Toyota offers neither of these technologies, though the company does offer Safety Connect technology that is similar to Ford's 911 Assist feature in other Toyota models. The RAV4 is available with a lane-departure warning system and automatic high-beam headlights, both features that are unavailable for the Escape.
Ford counters with available front and rear parking-assist sensors and an Active Park Assist system that steers the Escape into a parallel parking space while the driver operates the pedals and transmission. Additionally, the Escape includes a standard torque-vectoring control system and hands-free text-messaging support. It is also available with SecuriCode keyless entry, a hands-free foot-activated power rear lift gate, rain-sensing wipers, bi-xenon headlights and a 110-volt rear-seat power outlet.
Clearly, the Ford Escape is the more technologically sophisticated small crossover SUV.
Based on 5-year cost-of-ownership ratings from Kelley Blue Book (KBB), both the Ford Escape and the Toyota RAV4 should prove average over time. The RAV4 is estimated to cost slightly less thanks to its free scheduled maintenance program, which lasts for the first 2 years or 25,000 miles of ownership.

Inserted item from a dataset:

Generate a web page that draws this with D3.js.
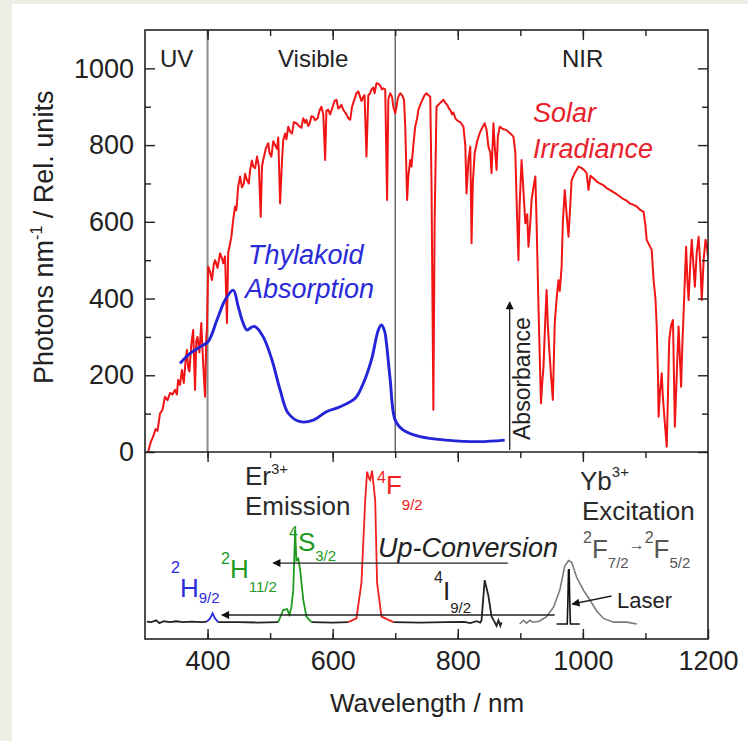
<!DOCTYPE html>
<html>
<head>
<meta charset="utf-8">
<script src="https://cdn.jsdelivr.net/npm/d3@7"></script>
<style>
  body { margin: 0; background: #ebeee2; }
  svg { display: block; }
  text { font-family: "Liberation Sans", Arial, Helvetica, sans-serif; }
</style>
</head>
<body>
<svg id="chart" width="748" height="741"></svg>
<script>
// ---- data (wavelength nm, value) ----
var solarIrradiance = [
  [305,0],[309,25],[313,40],[317,60],[320,55],[324,100],[328,110],[332,144],[336,135],[340,154],
  [344,150],[348,162],[351,150],[353,188],[356,175],[359,214],[362,180],[365,240],[367,266],[369,220],
  [371,210],[374,280],[377,318],[380,162],[382,290],[384,300],[387,260],[390,336],[393,230],[396,144],
  [398,300],[399,320],[401,483],[404,470],[407,448],[410,490],[412,500],[416,480],[420,518],[423,505],
  [425,492],[428,510],[431,336],[433,520],[435,535],[438,560],[441,605],[444,640],[446,630],[449,692],
  [452,718],[455,690],[458,700],[460,725],[463,709],[466,700],[468,735],[471,760],[473,744],[476,740],
  [479,770],[482,745],[485,613],[487,745],[489,761],[493,790],[497,805],[499,780],[502,770],[505,810],
  [508,800],[511,790],[513,820],[516,648],[519,760],[521,813],[524,830],[526,815],[529,848],[532,835],
  [535,830],[538,860],[542,857],[546,850],[550,845],[553,870],[556,858],[558,866],[561,850],[563,855],
  [566,875],[569,874],[572,865],[576,870],[579,890],[582,900],[585,880],[588,761],[590,890],[593,892],
  [596,880],[600,900],[603,915],[606,918],[609,895],[612,900],[614,905],[617,892],[620,885],[622,880],
  [625,870],[628,866],[631,900],[633,910],[636,925],[638,935],[641,940],[644,925],[646,915],[649,926],
  [651,930],[654,770],[657,930],[660,935],[662,945],[665,950],[667,935],[670,961],[673,960],[676,955],
  [679,945],[681,948],[684,945],[687,657],[689,920],[692,935],[695,925],[697,900],[700,883],[702,900],
  [704,920],[706,930],[708,935],[711,930],[714,918],[716,850],[719,657],[721,720],[724,761],[726,744],
  [729,800],[732,848],[735,870],[737,892],[740,905],[744,920],[747,930],[750,935],[753,930],[756,926],
  [758,700],[761,110],[763,600],[766,900],[769,905],[772,910],[775,915],[777,918],[780,910],[783,905],
  [786,895],[788,892],[791,880],[793,885],[796,870],[798,866],[801,862],[804,860],[806,855],[809,848],
  [812,800],[814,674],[817,760],[820,796],[822,544],[824,700],[827,779],[831,810],[835,831],[839,845],
  [843,857],[846,840],[849,796],[852,780],[854,727],[857,857],[859,800],[862,735],[864,820],[867,848],
  [872,842],[878,839],[884,830],[889,822],[892,780],[894,657],[897,500],[899,650],[902,761],[905,680],
  [908,596],[911,620],[913,535],[916,600],[918,657],[921,690],[924,718],[926,596],[929,379],[931,250],
  [933,127],[935,180],[937,222],[940,350],[942,422],[944,330],[946,274],[949,200],[952,136],[955,335],
  [958,400],[961,448],[963,420],[966,483],[968,600],[971,683],[974,620],[977,561],[980,650],[982,709],
  [985,720],[987,727],[990,735],[993,744],[996,742],[998,740],[1002,735],[1006,727],[1009,683],[1012,720],
  [1018,712],[1022,705],[1027,700],[1033,695],[1038,688],[1043,683],[1048,678],[1054,672],[1059,666],
  [1064,660],[1070,655],[1075,648],[1080,645],[1086,640],[1091,632],[1097,626],[1100,590],[1102,553],
  [1106,540],[1110,527],[1113,448],[1116,400],[1118,327],[1120,200],[1121,92],[1123,150],[1126,205],
  [1128,140],[1131,75],[1134,14],[1136,150],[1138,292],[1141,330],[1144,344],[1147,66],[1150,200],
  [1153,327],[1155,250],[1157,170],[1159,280],[1161,361],[1163,450],[1165,535],[1167,450],[1169,396],
  [1172,500],[1174,553],[1177,480],[1179,431],[1182,520],[1185,561],[1188,480],[1190,396],[1193,500],
  [1196,553],[1198,540],[1200,509]
];

var thylakoidAbs = [
  [356,231],[372,257],[388,274],[401,288],[415,344],[428,396],[441,422],[449,379],[456,340],[463,318],
  [470,325],[476,327],[489,300],[503,240],[516,162],[529,101],[548,79],[569,83],[590,105],[612,118],
  [636,140],[649,179],[662,240],[673,318],[678,331],[683,315],[686,283],[692,188],[700,83],[713,57],
  [740,40],[782,31],[835,27],[875,31]
];

// lower panel, relative units 0..1
var erBlack = [
  [303,.093],[310,.09],[318,.1],[323,.085],[330,.095],[340,.09],[350,.095],[360,.09],[375,.093],[390,.09],[399,.093],
  null,
  [417,.09],[450,.09],[480,.088],[513,.09],
  null,
  [566,.09],[600,.088],[625,.09],
  null,
  [697,.09],[740,.088],[780,.09],[810,.092],[820,.085],[830,.095],[836,.088],[838,.1],[843,.315],
  [849,.23],[854,.12],[859,.09],[862,.07],[865,.1],[868,.07],[870,.09]
];
var erBlue = [[399,.093],[404,.11],[408,.137],[412,.11],[417,.09]];
var erGreen = [[513,.09],[521,.155],[527,.16],[531,.13],[534,.17],[537,.26],[540,.583],[542,.42],
  [545,.43],[548,.37],[553,.21],[558,.12],[566,.09]];
var erRed = [[625,.09],[638,.11],[646,.30],[652,.74],[655,.895],[658,.86],[660,.85],[663,.90],
  [668,.74],[671,.30],[678,.12],[697,.09]];
var ybExcitation = [[899,.08],[905,.1],[910,.085],[915,.1],[920,.09],[930,.095],[942,.12],[953,.17],
  [963,.26],[971,.39],[977,.42],[982,.41],[990,.33],[1001,.26],[1011,.21],[1022,.15],[1033,.11],
  [1049,.09],[1070,.09],[1086,.08]];
var laserLine = [[958,.08],[975,.08],[976,.2],[977,.37],[978,.37],[979,.2],[980,.08],[995,.08]];

var xMajor = [400, 600, 800, 1000, 1200];
var xMinor = [400, 500, 600, 700, 800, 900, 1000, 1100];
var yMajor = [0, 200, 400, 600, 800, 1000];
var yMinor = [100, 300, 500, 700, 900];
var regionEdges = [400, 700];

// ---- layout ----
var frame = { left: 145, right: 708, top: 30, mid: 452, bottom: 639 };

var svg = d3.select("#chart");
svg.append("rect").attr("x", 12).attr("y", 4).attr("width", 736).attr("height", 737).attr("fill", "#fff");

var x = d3.scaleLinear().domain([300, 1200]).range([frame.left, frame.right]);
var yTop = d3.scaleLinear().domain([0, 1100]).range([frame.mid, frame.top]);
var yBot = d3.scaleLinear().domain([0, 1]).range([frame.bottom, frame.mid]);

var defs = svg.append("defs");
defs.append("clipPath").attr("id", "clipTop").append("rect")
  .attr("x", frame.left).attr("y", frame.top).attr("width", frame.right - frame.left).attr("height", frame.mid - frame.top);
defs.append("marker").attr("id", "headBig").attr("viewBox", "0 0 10 10").attr("refX", 9).attr("refY", 5)
  .attr("markerWidth", 14).attr("markerHeight", 8).attr("markerUnits", "userSpaceOnUse").attr("orient", "auto")
  .append("path").attr("d", "M0,0 L10,5 L0,10 z").attr("fill", "#111");

// region separators
svg.selectAll(".region").data(regionEdges).enter().append("line")
  .attr("x1", d => x(d)).attr("x2", d => x(d))
  .attr("y1", frame.top).attr("y2", frame.mid)
  .attr("stroke", (d, i) => i == 0 ? "#8a8a8a" : "#555")
  .attr("stroke-width", (d, i) => i == 0 ? 2 : 1.3);

// ---- top panel curves ----
var lineTop = d3.line().x(d => x(d[0])).y(d => yTop(d[1]));
svg.append("path").datum(solarIrradiance).attr("d", lineTop)
  .attr("fill", "none").attr("stroke", "#f01414").attr("stroke-width", 2).attr("stroke-linejoin", "round")
  .attr("clip-path", "url(#clipTop)");
svg.append("path").datum(thylakoidAbs).attr("d", lineTop.curve(d3.curveCatmullRom))
  .attr("fill", "none").attr("stroke", "#2323d8").attr("stroke-width", 2.9);

// absorbance arrow
svg.append("line").attr("x1", x(883)).attr("x2", x(883)).attr("y1", yTop(5)).attr("y2", yTop(391))
  .attr("stroke", "#222").attr("stroke-width", 1.3).attr("marker-end", "url(#headBig)");

// ---- bottom panel curves ----
var lineBot = d3.line().defined(d => d).x(d => x(d[0])).y(d => yBot(d[1]));
svg.append("path").datum(ybExcitation).attr("d", lineBot)
  .attr("fill", "none").attr("stroke", "#7a7a7a").attr("stroke-width", 1.6);
svg.append("path").datum(erBlack).attr("d", lineBot)
  .attr("fill", "none").attr("stroke", "#222").attr("stroke-width", 1.8);
svg.append("path").datum(laserLine).attr("d", lineBot)
  .attr("fill", "none").attr("stroke", "#111").attr("stroke-width", 1.6);
[[erBlue, "#2a2ae0"], [erGreen, "#1e9a1e"], [erRed, "#f02020"]].forEach(function (s) {
  svg.append("path").datum(s[0]).attr("d", lineBot)
    .attr("fill", "none").attr("stroke", s[1]).attr("stroke-width", 1.8);
});

// transition arrows
var arrows = [
  { from: [880, .406], to: [505, .406] },
  { from: [955, .128], to: [423, .128] },
  { from: [1046, .23], to: [983, .187] }
];
svg.selectAll(".arrow").data(arrows).enter().append("line")
  .attr("x1", d => x(d.from[0])).attr("y1", d => yBot(d.from[1]))
  .attr("x2", d => x(d.to[0])).attr("y2", d => yBot(d.to[1]))
  .attr("stroke", "#222").attr("stroke-width", 1.4).attr("marker-end", "url(#headBig)");

// ---- frames and ticks ----
svg.append("rect").attr("x", frame.left).attr("y", frame.top)
  .attr("width", frame.right - frame.left).attr("height", frame.bottom - frame.top)
  .attr("fill", "none").attr("stroke", "#222").attr("stroke-width", 1.6);
svg.append("line").attr("x1", frame.left).attr("x2", frame.right).attr("y1", frame.mid).attr("y2", frame.mid)
  .attr("stroke", "#222").attr("stroke-width", 1.6);

function tickRow(axis, transform) {
  svg.append("g").attr("transform", transform).call(axis)
    .call(g => g.select(".domain").remove())
    .call(g => g.selectAll(".tick line").attr("stroke", "#222").attr("stroke-width", 1.4));
}
var major = 10, minor = 6;
// bottom of lower panel, pointing up
tickRow(d3.axisBottom(x).tickValues(xMinor).tickSize(-minor).tickFormat(""), "translate(0," + frame.bottom + ")");
tickRow(d3.axisBottom(x).tickValues(xMajor).tickSize(-major).tickPadding(12).tickFormat(d3.format("d")),
  "translate(0," + frame.bottom + ")");
// top of lower panel, pointing down
tickRow(d3.axisTop(x).tickValues(xMinor).tickSize(-minor).tickFormat(""), "translate(0," + frame.mid + ")");
tickRow(d3.axisTop(x).tickValues(xMajor.slice(0, 4)).tickSize(-major).tickFormat(""), "translate(0," + frame.mid + ")");
// top edge, pointing down
tickRow(d3.axisTop(x).tickValues(xMinor).tickSize(-minor).tickFormat(""), "translate(0," + frame.top + ")");
tickRow(d3.axisTop(x).tickValues(xMajor.slice(0, 4)).tickSize(-major).tickFormat(""), "translate(0," + frame.top + ")");
// left / right of top panel
tickRow(d3.axisLeft(yTop).tickValues(yMinor).tickSize(-minor).tickFormat(""), "translate(" + frame.left + ",0)");
tickRow(d3.axisLeft(yTop).tickValues(yMajor).tickSize(-major).tickPadding(11).tickFormat(d3.format("d")),
  "translate(" + frame.left + ",0)");
tickRow(d3.axisRight(yTop).tickValues(yMinor).tickSize(-minor).tickFormat(""), "translate(" + frame.right + ",0)");
tickRow(d3.axisRight(yTop).tickValues(yMajor).tickSize(-major).tickFormat(""), "translate(" + frame.right + ",0)");

svg.selectAll(".tick text").attr("fill", "#222").style("font-size", "27px")
  .style("font-family", '"Liberation Sans", Arial, sans-serif');

// ---- axis titles ----
svg.append("text").attr("x", 427).attr("y", 712).attr("text-anchor", "middle")
  .attr("fill", "#222").style("font-size", "26px").text("Wavelength / nm");

var yTitle = svg.append("text").attr("transform", "translate(53,384) rotate(-90)")
  .attr("fill", "#222").style("font-size", "27px");
yTitle.append("tspan").text("Photons nm");
yTitle.append("tspan").attr("dy", -11).style("font-size", "16px").text("-1");
yTitle.append("tspan").attr("dy", 11).text(" / Rel. units");

// ---- annotations ----
// plain multi-line labels: [x, baseline, text, size]
function label(color, lines, italic) {
  var t = svg.append("text").attr("fill", color).style("font-style", italic ? "italic" : null);
  lines.forEach(function (p) {
    t.append("tspan").attr("x", p[0]).attr("y", p[1]).style("font-size", p[3] + "px").text(p[2]);
  });
  return t;
}
// spectroscopic term: parts flow left to right, [text, size, offset from baseline]
function term(color, x0, base, parts) {
  var t = svg.append("text").attr("x", x0).attr("y", base).attr("fill", color);
  parts.forEach(function (p) {
    t.append("tspan").attr("y", base + p[2]).style("font-size", p[1] + "px").text(p[0]);
  });
  return t;
}

label("#222", [[160, 67, "UV", 24]]);
label("#222", [[278, 67, "Visible", 24]]);
label("#222", [[562, 67, "NIR", 24]]);
label("#e8222c", [[533, 122, "Solar", 27], [533, 158, "Irradiance", 27]], true);
label("#2a2ad8", [[248, 264, "Thylakoid", 27], [245, 298, "Absorption", 27]], true);

svg.append("text").attr("transform", "translate(530,440) rotate(-90)")
  .attr("fill", "#222").style("font-size", "23px").text("Absorbance");

term("#2a2a2a", 245, 485, [["Er", 26, 0], ["3+", 15, -11]]);
label("#2a2a2a", [[245, 515, "Emission", 26]]);
term("#f02020", 377, 494, [["4", 16, -11], ["F", 26, 0], ["9/2", 15, 16]]);
term("#1e9a1e", 289, 551, [["4", 16, -13], ["S", 26, 0], ["3/2", 15, 10]]);
term("#1e9a1e", 221, 578, [["2", 16, -14], ["H", 26, 0], ["11/2", 15, 14]]);
term("#2a2ae0", 171, 597, [["2", 16, -24], ["H", 26, 0], ["9/2", 15, 6]]);
label("#222", [[378, 557, "Up-Conversion", 27]], true);
term("#222", 434, 600, [["4", 16, -17], ["I", 26, 0], ["9/2", 15, 13]]);
term("#2a2a2a", 580, 490, [["Yb", 26, 0], ["3+", 15, -13]]);
label("#2a2a2a", [[582, 520, "Excitation", 26]]);
term("#555", 583, 558, [["2", 16, -15], ["F", 26, 0], ["7/2", 15, 10], ["\u2192", 16, -8],
  ["2", 16, -15], ["F", 26, 0], ["5/2", 15, 10]]);
label("#222", [[617, 608, "Laser", 22]]);
</script>
</body>
</html>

The RAV4 also ranks higher than the Escape for resale value, according to KBB.
This could be why Ford makes the Escape so appealing as a new vehicle, offering better financing terms and bigger rebates, even if the lease deals aren't quite as appealing as what Toyota provides for the RAV4.
When it comes to value, you can choose to save money now with the Ford Escape or to pocket more money over time, including when you sell, by choosing the Toyota RAV4. Therefore, we're calling this one a tie.
Toyota may have been a small-crossover-SUV pioneer when it introduced the original RAV4 to America way back in 1996, but Ford has clearly done its homework with the latest version of the Escape. While the Escape's reliability predictions appear less than stellar, it is the equal or better compact crossover SUV when compared to the RAV4 in other key aspects.